2. Hardware compatibility
In many cases, although someone has the same game, just because he/she has different game machine or cell phone, they have to another similar game for the perticular machine.
3. mobility usually also means short time availability
One of the biggest reason to purchase mobile game machine is that they don't have enough time to play game at home with console and they want to make a good use of their free little time like waiting for something or going somewhere in a car or public transportation. But the thing is even though they have a little time to play something, usually they have to quit abruptly. For this reason, mobile games are best to be a short mini game. Sometimes I cannot afford to finish one stage of a mini game.


October 23, 2004

Mobile Experiences (slides)

slides here.

October 20, 2004

my notes from 10/13 class

(Perry guest taught on 10/6)

In prep for Chris Swain, consider what a "breakthrough" game is: a new form that is big enough to affect pop culture. Examples include: Pacman, Sims, Grand Theft Auto, and Stick Ball. These came out of nowhere and could not have been predicted or engineered.

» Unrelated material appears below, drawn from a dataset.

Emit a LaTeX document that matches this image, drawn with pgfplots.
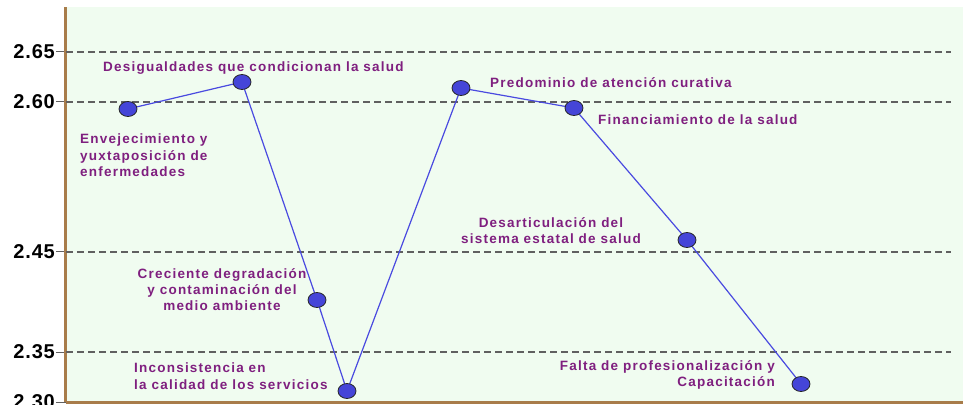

Other examples during class discussion:
- "Where's Waldo" style photographs
- Generative text stories
- personalized games
- on-the-street games
- 'anything' relating to mobile media
- interaction with a virtual person like Futurama heads-in jars

One clue may be to ask what can be done with the technology in the box. E.g., I claim that with little mod or additional peripherals, live immersive experiences can be piped in the home from "VR Webcams," perhaps set up by CNN or National Geographic.